**Recorded data**
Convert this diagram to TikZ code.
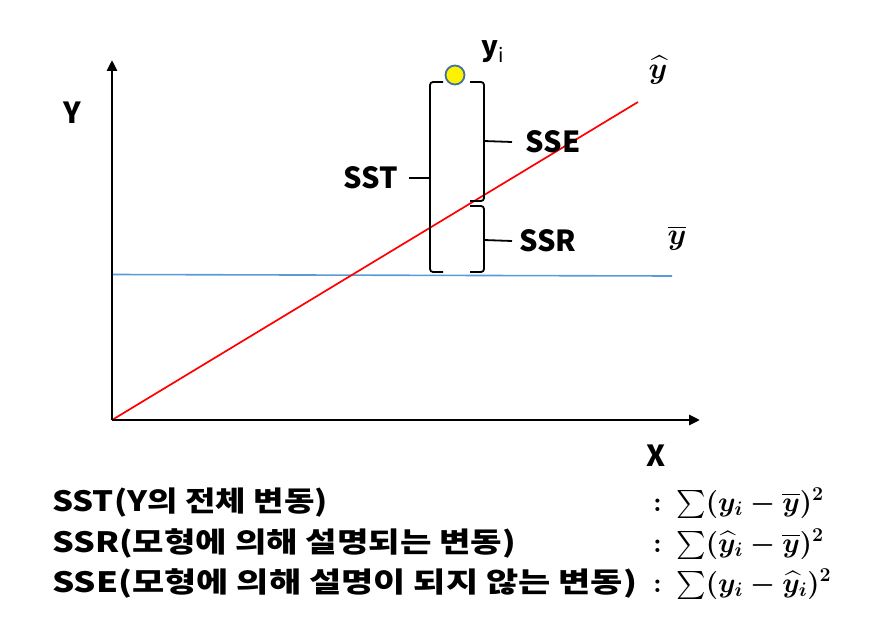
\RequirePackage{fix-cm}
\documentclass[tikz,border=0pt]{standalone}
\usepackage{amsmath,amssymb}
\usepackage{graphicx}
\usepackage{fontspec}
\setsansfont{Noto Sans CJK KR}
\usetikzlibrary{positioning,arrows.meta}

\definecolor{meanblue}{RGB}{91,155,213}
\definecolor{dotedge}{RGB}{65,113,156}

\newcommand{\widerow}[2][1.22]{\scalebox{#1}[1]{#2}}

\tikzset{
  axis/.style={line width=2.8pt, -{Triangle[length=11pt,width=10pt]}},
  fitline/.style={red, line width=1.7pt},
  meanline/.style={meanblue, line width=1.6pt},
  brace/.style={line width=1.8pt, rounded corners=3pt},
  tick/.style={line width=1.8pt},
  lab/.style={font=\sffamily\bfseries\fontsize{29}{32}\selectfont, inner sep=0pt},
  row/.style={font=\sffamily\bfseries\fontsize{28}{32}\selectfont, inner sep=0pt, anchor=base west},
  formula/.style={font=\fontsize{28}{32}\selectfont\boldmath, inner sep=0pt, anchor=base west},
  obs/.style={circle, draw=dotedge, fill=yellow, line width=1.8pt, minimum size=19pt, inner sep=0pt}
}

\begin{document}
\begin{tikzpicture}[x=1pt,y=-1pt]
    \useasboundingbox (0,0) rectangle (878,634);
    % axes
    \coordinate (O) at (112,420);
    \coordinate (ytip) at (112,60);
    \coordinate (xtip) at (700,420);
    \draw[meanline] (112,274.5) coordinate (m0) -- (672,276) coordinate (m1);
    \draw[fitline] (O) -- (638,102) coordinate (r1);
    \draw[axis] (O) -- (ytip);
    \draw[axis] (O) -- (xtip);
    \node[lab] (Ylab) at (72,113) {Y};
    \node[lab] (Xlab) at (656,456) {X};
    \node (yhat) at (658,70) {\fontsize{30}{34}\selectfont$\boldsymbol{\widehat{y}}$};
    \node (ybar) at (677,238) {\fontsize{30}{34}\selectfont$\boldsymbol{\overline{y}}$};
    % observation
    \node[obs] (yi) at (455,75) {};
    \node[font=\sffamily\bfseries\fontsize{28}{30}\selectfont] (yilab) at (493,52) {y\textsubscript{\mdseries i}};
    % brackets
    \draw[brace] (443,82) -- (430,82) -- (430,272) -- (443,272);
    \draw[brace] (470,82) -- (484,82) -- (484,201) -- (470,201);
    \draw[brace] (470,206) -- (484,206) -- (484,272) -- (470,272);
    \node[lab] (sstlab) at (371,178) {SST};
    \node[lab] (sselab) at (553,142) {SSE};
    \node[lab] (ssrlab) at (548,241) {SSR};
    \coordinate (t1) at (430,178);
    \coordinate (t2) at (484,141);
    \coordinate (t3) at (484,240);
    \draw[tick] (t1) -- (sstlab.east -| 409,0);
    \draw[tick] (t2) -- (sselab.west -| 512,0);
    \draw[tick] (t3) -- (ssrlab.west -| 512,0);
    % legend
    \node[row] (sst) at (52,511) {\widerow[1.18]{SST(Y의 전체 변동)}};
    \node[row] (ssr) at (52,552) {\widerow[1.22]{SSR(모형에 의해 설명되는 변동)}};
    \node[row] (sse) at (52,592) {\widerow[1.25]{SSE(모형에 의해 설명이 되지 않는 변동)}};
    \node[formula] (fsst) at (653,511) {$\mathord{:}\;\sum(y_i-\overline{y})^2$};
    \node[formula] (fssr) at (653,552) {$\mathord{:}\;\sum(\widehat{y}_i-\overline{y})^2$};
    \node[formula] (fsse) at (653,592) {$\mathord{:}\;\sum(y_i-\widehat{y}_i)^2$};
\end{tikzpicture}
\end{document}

**What this task involves**
Omit every picture while copying the listing above exactly.

**Answer for the task**
Convert this diagram to TikZ code.
\RequirePackage{fix-cm}
\documentclass[tikz,border=0pt]{standalone}
\usepackage{amsmath,amssymb}
\usepackage{graphicx}
\usepackage{fontspec}
\setsansfont{Noto Sans CJK KR}
\usetikzlibrary{positioning,arrows.meta}

\definecolor{meanblue}{RGB}{91,155,213}
\definecolor{dotedge}{RGB}{65,113,156}

\newcommand{\widerow}[2][1.22]{\scalebox{#1}[1]{#2}}

\tikzset{
  axis/.style={line width=2.8pt, -{Triangle[length=11pt,width=10pt]}},
  fitline/.style={red, line width=1.7pt},
  meanline/.style={meanblue, line width=1.6pt},
  brace/.style={line width=1.8pt, rounded corners=3pt},
  tick/.style={line width=1.8pt},
  lab/.style={font=\sffamily\bfseries\fontsize{29}{32}\selectfont, inner sep=0pt},
  row/.style={font=\sffamily\bfseries\fontsize{28}{32}\selectfont, inner sep=0pt, anchor=base west},
  formula/.style={font=\fontsize{28}{32}\selectfont\boldmath, inner sep=0pt, anchor=base west},
  obs/.style={circle, draw=dotedge, fill=yellow, line width=1.8pt, minimum size=19pt, inner sep=0pt}
}

\begin{document}
\begin{tikzpicture}[x=1pt,y=-1pt]
    \useasboundingbox (0,0) rectangle (878,634);
    % axes
    \coordinate (O) at (112,420);
    \coordinate (ytip) at (112,60);
    \coordinate (xtip) at (700,420);
    \draw[meanline] (112,274.5) coordinate (m0) -- (672,276) coordinate (m1);
    \draw[fitline] (O) -- (638,102) coordinate (r1);
    \draw[axis] (O) -- (ytip);
    \draw[axis] (O) -- (xtip);
    \node[lab] (Ylab) at (72,113) {Y};
    \node[lab] (Xlab) at (656,456) {X};
    \node (yhat) at (658,70) {\fontsize{30}{34}\selectfont$\boldsymbol{\widehat{y}}$};
    \node (ybar) at (677,238) {\fontsize{30}{34}\selectfont$\boldsymbol{\overline{y}}$};
    % observation
    \node[obs] (yi) at (455,75) {};
    \node[font=\sffamily\bfseries\fontsize{28}{30}\selectfont] (yilab) at (493,52) {y\textsubscript{\mdseries i}};
    % brackets
    \draw[brace] (443,82) -- (430,82) -- (430,272) -- (443,272);
    \draw[brace] (470,82) -- (484,82) -- (484,201) -- (470,201);
    \draw[brace] (470,206) -- (484,206) -- (484,272) -- (470,272);
    \node[lab] (sstlab) at (371,178) {SST};
    \node[lab] (sselab) at (553,142) {SSE};
    \node[lab] (ssrlab) at (548,241) {SSR};
    \coordinate (t1) at (430,178);
    \coordinate (t2) at (484,141);
    \coordinate (t3) at (484,240);
    \draw[tick] (t1) -- (sstlab.east -| 409,0);
    \draw[tick] (t2) -- (sselab.west -| 512,0);
    \draw[tick] (t3) -- (ssrlab.west -| 512,0);
    % legend
    \node[row] (sst) at (52,511) {\widerow[1.18]{SST(Y의 전체 변동)}};
    \node[row] (ssr) at (52,552) {\widerow[1.22]{SSR(모형에 의해 설명되는 변동)}};
    \node[row] (sse) at (52,592) {\widerow[1.25]{SSE(모형에 의해 설명이 되지 않는 변동)}};
    \node[formula] (fsst) at (653,511) {$\mathord{:}\;\sum(y_i-\overline{y})^2$};
    \node[formula] (fssr) at (653,552) {$\mathord{:}\;\sum(\widehat{y}_i-\overline{y})^2$};
    \node[formula] (fsse) at (653,592) {$\mathord{:}\;\sum(y_i-\widehat{y}_i)^2$};
\end{tikzpicture}
\end{document}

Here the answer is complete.